Flour is a basic component in all baking around the world, but what exactly is flour? Why are there so many varieties and what is the big distinction between whole wheat and white flour? And why is it important to pay attention to the flour we buy?
Looking at them you can automatically see that they are different colors, textures, and at the supermarket you often notice that whole wheat flour is more expensive and harder to find.
In addition to the visible differences between the two flours, there are actually a fair number of distinctions in how they are processed and where they can be found. Luckily, taste seems to be a consistent factor.
It is common knowledge that flour is made up of ground up wheat grains. Wheat has three parts to it—the bran which is packed with fiber, the endosperm—the largest part of the seed and made up of mostly starch, and the germ—the nutrient-rich embryo of the seed.
White and whole wheat flour both treat the wheat grain differently.
White flour is what you often grab first at the supermarket and is found in lots of baking and common breads. It is downright delicious but unfortunately white flour is made up of only the endosperm portion of the wheat, eliminating many of the grain's nutrients. This is because today's wheat roller milling machines are fast, tough, and built for mass production; it also allows white flour to be sold cheaply.
Additionally, white flour is often bleached with sa whitening agent, often chemical, to make it look clean and pure. The absence of the germ also increases the flour's self life which is why it is more commonly found.
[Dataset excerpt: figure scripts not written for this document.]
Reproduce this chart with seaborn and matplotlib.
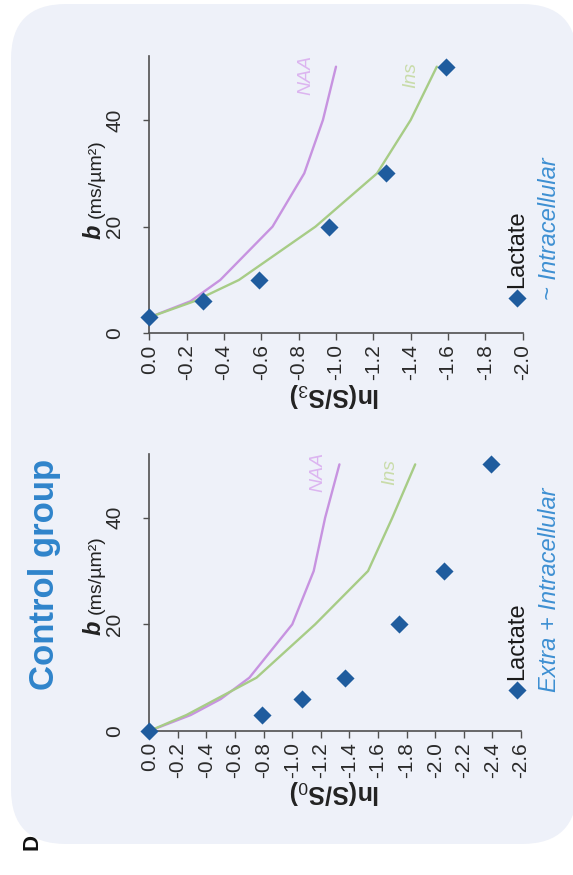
import matplotlib
matplotlib.use("Agg")
import matplotlib.pyplot as plt
import seaborn as sns
from matplotlib.patches import FancyBboxPatch

# ---- data: signal decay vs diffusion weighting b (ms/µm²) ----
# Control group, normalised to S0 (extra + intracellular)
b_lac_s0 = [0, 3, 6, 10, 20, 30, 50]
lac_s0 = [0.0, -0.79, -1.07, -1.37, -1.75, -2.06, -2.39]
b_met_s0 = [0, 3, 6, 10, 20, 30, 40, 50]
naa_s0 = [0.0, -0.29, -0.50, -0.70, -1.00, -1.15, -1.23, -1.33]
ins_s0 = [0.0, -0.26, -0.47, -0.75, -1.16, -1.53, -1.70, -1.86]

# Control group, normalised to S3 (~ intracellular)
b_lac_s3 = [3, 6, 10, 20, 30, 50]
lac_s3 = [0.0, -0.29, -0.59, -0.96, -1.27, -1.59]
b_met_s3 = [3, 6, 10, 20, 30, 40, 50]
naa_s3 = [0.0, -0.22, -0.38, -0.66, -0.83, -0.93, -1.00]
ins_s3 = [0.0, -0.24, -0.48, -0.89, -1.22, -1.40, -1.54]

ln_ticks_s0 = [0.0, -0.2, -0.4, -0.6, -0.8, -1.0, -1.2, -1.4, -1.6, -1.8, -2.0, -2.2, -2.4, -2.6]
ln_ticks_s3 = [0.0, -0.2, -0.4, -0.6, -0.8, -1.0, -1.2, -1.4, -1.6, -1.8, -2.0]
b_ticks = [0, 20, 40]

# ---- style ----
sns.set_style("ticks")
plt.rcParams["font.family"] = ["Liberation Sans", "DejaVu Sans"]
plt.rcParams["axes.unicode_minus"] = False
plt.rcParams["mathtext.fontset"] = "custom"
plt.rcParams["mathtext.rm"] = "Liberation Sans"
plt.rcParams["mathtext.bf"] = "Liberation Sans:bold"

C_LAC = "#1f5c9e"
C_NAA = "#c793e0"
C_INS = "#a7cc86"
C_NAA_TXT = "#dcb5f0"
C_INS_TXT = "#c9dcaa"
C_TITLE = "#2f84cb"
C_SUB = "#3d8fd2"
C_AXIS = "#505050"
C_BG = "#eef1f9"

W, H = 573, 875
fig = plt.figure(figsize=(W / 100, H / 100), dpi=100)
fig.patch.set_facecolor("white")

# panel background in pixel coordinates
bg = fig.add_axes([0, 0, 1, 1], zorder=0)
bg.set_xlim(0, W)
bg.set_ylim(H, 0)
bg.axis("off")
bg.add_patch(FancyBboxPatch((11, 4), 566, 840,
                            boxstyle="round,pad=0,rounding_size=55",
                            fc=C_BG, ec="none"))


def px_axes(x0, x1, ytop, ybot):
    return fig.add_axes([x0 / W, 1 - ybot / H, (x1 - x0) / W, (ybot - ytop) / H], zorder=2)


def draw_panel(ax, b_lac, lac, b_met, naa, ins, ln_ticks, xmin):
    ax.patch.set_alpha(0)
    sns.lineplot(x=naa, y=b_met, sort=False, estimator=None, color=C_NAA, lw=1.7, ax=ax)
    sns.lineplot(x=ins, y=b_met, sort=False, estimator=None, color=C_INS, lw=1.7, ax=ax)
    sns.scatterplot(x=lac, y=b_lac, marker="D", s=85, color=C_LAC, linewidth=0,
                    ax=ax, zorder=4, clip_on=False)
    ax.set_xlim(0, xmin)
    ax.set_ylim(0, 52)
    sns.despine(ax=ax)
    for s in ("left", "bottom"):
        ax.spines[s].set_color(C_AXIS)
        ax.spines[s].set_linewidth(1.2)
    ax.set_xticks(ln_ticks)
    ax.set_xticklabels([f"{t:.1f}" for t in ln_ticks], rotation=90)
    ax.set_yticks(b_ticks)
    ax.set_yticklabels([str(t) for t in b_ticks], rotation=90, va="center")
    ax.tick_params(axis="x", direction="out", length=5, width=1, color=C_AXIS,
                   labelsize=15, labelcolor="#2a2a2a", pad=3)
    ax.tick_params(axis="y", direction="out", length=4, width=1, color=C_AXIS,
                   labelsize=15, labelcolor="#2a2a2a", pad=14)
    ax.set_xlabel("")
    ax.set_ylabel("")


ax_s0 = px_axes(149.3, 521.0, 453.7, 731.0)
ax_s3 = px_axes(149.3, 522.7, 56.0, 333.3)
draw_panel(ax_s0, b_lac_s0, lac_s0, b_met_s0, naa_s0, ins_s0, ln_ticks_s0, -2.6)
draw_panel(ax_s3, b_lac_s3, lac_s3, b_met_s3, naa_s3, ins_s3, ln_ticks_s3, -2.0)

# metabolite labels near line ends
for ax, (xn, yn), (xi, yi) in ((ax_s0, (-1.18, 48.5), (-1.68, 48.5)),
                               (ax_s3, (-0.84, 48.5), (-1.40, 48.5))):
    ax.text(xn, yn, "NAA", rotation=90, style="italic", color=C_NAA_TXT,
            fontsize=14, ha="center", va="center")
    ax.text(xi, yi, "Ins", rotation=90, style="italic", color=C_INS_TXT,
            fontsize=14, ha="center", va="center")

# axis titles
for y in (792, 395):
    bg.text(335, y, r"ln(S/S$_\mathrm{%s}$)" % ("0" if y > 500 else "3"), rotation=180,
            ha="center", va="center", fontsize=18, fontweight="bold", color="#222222")

for y0 in (635, 239):
    bg.text(101, y0, "b", rotation=90, rotation_mode="anchor", ha="left", va="baseline",
            fontsize=17, fontweight="bold", style="italic", color="#222222")
    bg.text(101, y0 - 21, "(ms/µm²)", rotation=90, rotation_mode="anchor", ha="left",
            va="baseline", fontsize=14, color="#222222")

# legends
for (yk, sub) in ((690, "Extra + Intracellular"), (298, "~ Intracellular")):
    bg.scatter([517], [yk], marker="D", s=85, color=C_LAC, linewidth=0)
    bg.text(517, yk - 10, "Lactate", rotation=90, ha="center", va="bottom",
            fontsize=17, color="#1a1a1a")
    bg.text(549, yk + 2, sub, rotation=90, ha="center", va="bottom",
            fontsize=17, style="italic", color=C_SUB)

# panel title and letter
bg.text(45, 690, "Control group", rotation=90, ha="center", va="bottom",
        fontsize=25, fontweight="bold", color=C_TITLE)
bg.text(32, 842, "D", rotation=90, ha="center", va="center",
        fontsize=16, fontweight="bold", color="#111111")

fig.savefig("out.png", dpi=100)
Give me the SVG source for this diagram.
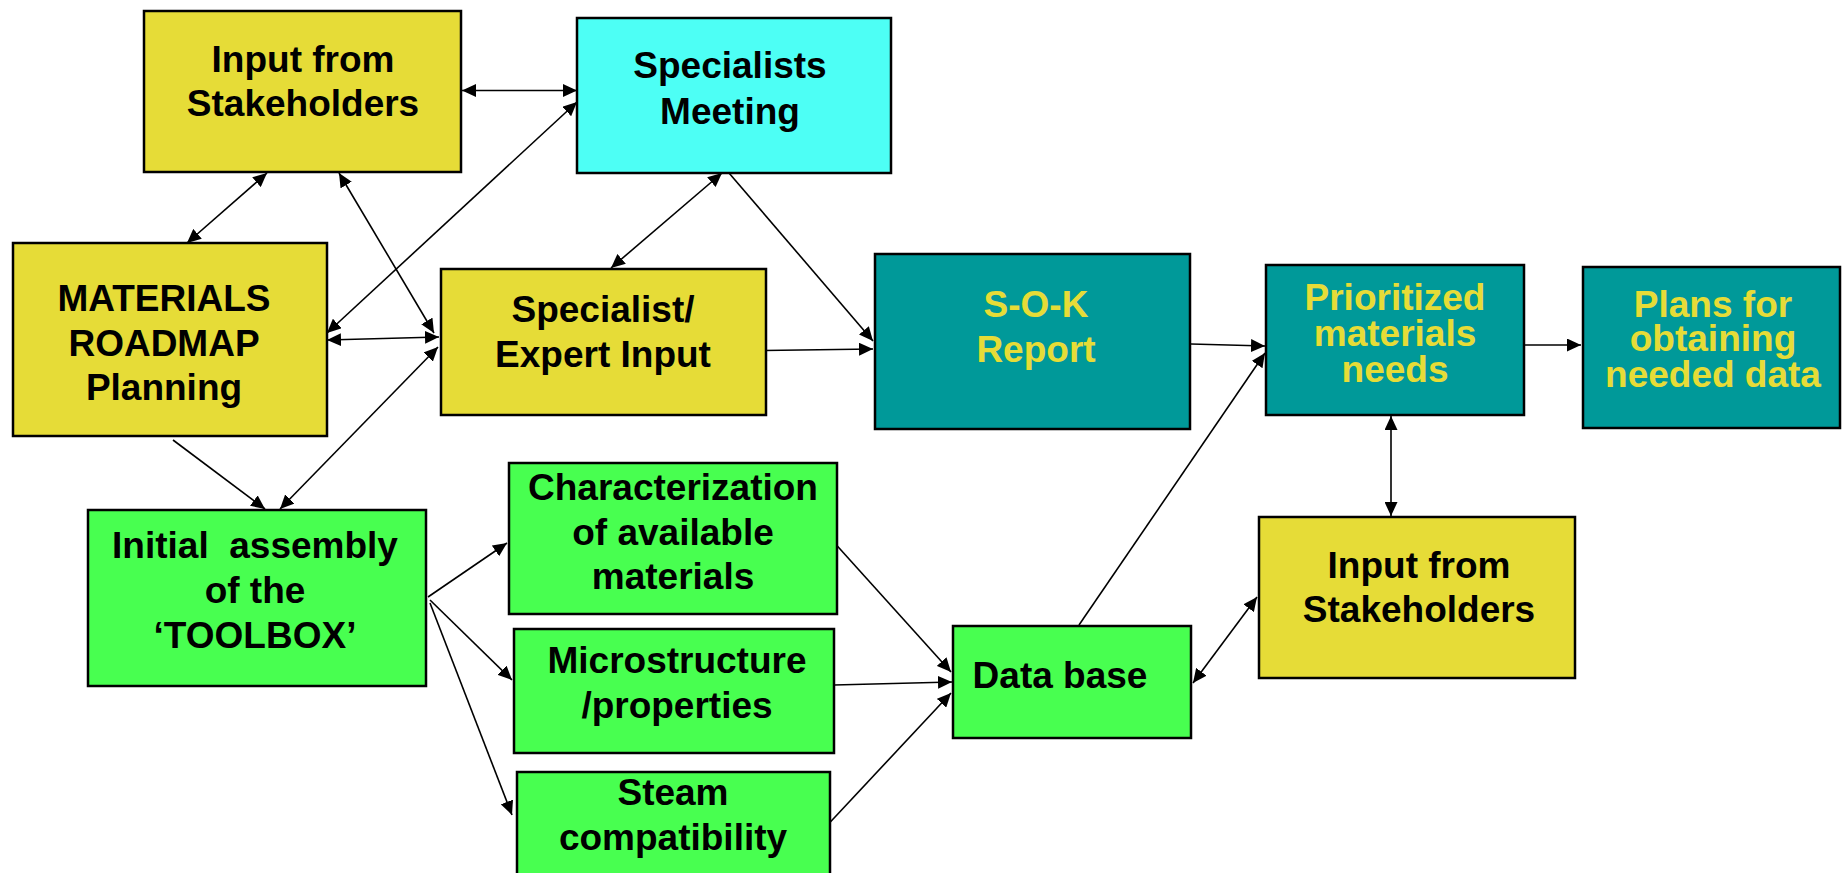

Whole wheat flour includes the bran, endosperm, and germ of the wheat grain which gives it a slightly darker color and makes it more nutritious. It is often stone milled to protect the bran and germ, and the presence of the germ also decreases shelf life, which is why it can be harder to find.
"Wheat" flour can be confusing though. Some companies label their flour as "wheat flour" even though it is really just white flour because technically all flour comes from wheat. It's always good to check labels and nutrition facts too. If a flour has components that aren't wheat, salt, or other natural elements it is most likely white flour.
Can whole wheat flour replace white flour?
White flour is often used in baking, so I took matters in to my own hands and made two batches of chocolate chip blondies (shown below)—one with store-brand, all-purpose, enriched, pre-sifted, and bleached white flour (right), and one with organic whole wheat bread flour from a local natural foods store (left).
Everything about the recipes was the same except for the flour, but initial difference between the two batches was the the white flour blondies were a little lighter in color and "shinier" on top.
The Whole wheat blondies were a bit darker and a tad more crumbly. This is because the whole wheat shells and husks cut the gluten strands between the wheat; therefore, the gluten can't bond as well and it is less "doughy."
In my opinion, both blondies tasted delicious, but I decided to test it out on the masses.
All my taste-testing participants were asked to eat both blondies, and then they were told that one was made with white flour (Blondie A) and one was made with whole wheat flour (Blondie B). They had to guess which one was which and write a quick explanation as to why.
Out of the 10 participants, 6 people guessed which blondie used which flour correctly and 4 guessed wrong. People said that they could definitely tell a difference in texture between the two bars. The whole wheat bar was described as "crumbly," "less smooth," "fluffier," and "sweeter." The white flour bar was described as "sticky" and "doughy."
Interestingly, the participants interpreted these characteristics in different ways and associated them with different flours.
What remained the same was that both bars were "really good" and "delicious," and that whole wheat flour did not take away from the taste. However, the crumbly texture could prove problematic in some recipes. There are a few ways to combat this problem, one being use a mixture of both flours.
A 3:1 white to whole wheat flour ratio will give the gluten bonds you need, as well as the whole grain taste you love. Additionally, you can bake with whole wheat flour and add a preferment—a dough that is prepared earlier on and composed of white flour, water, and natural or commercial yeast.
In the end, whole wheat is equally if not more delicious than white flour, does not take away from the taste of baked goods, and is much more nutritious. Try incorporating whole wheat flour into your next baking adventure!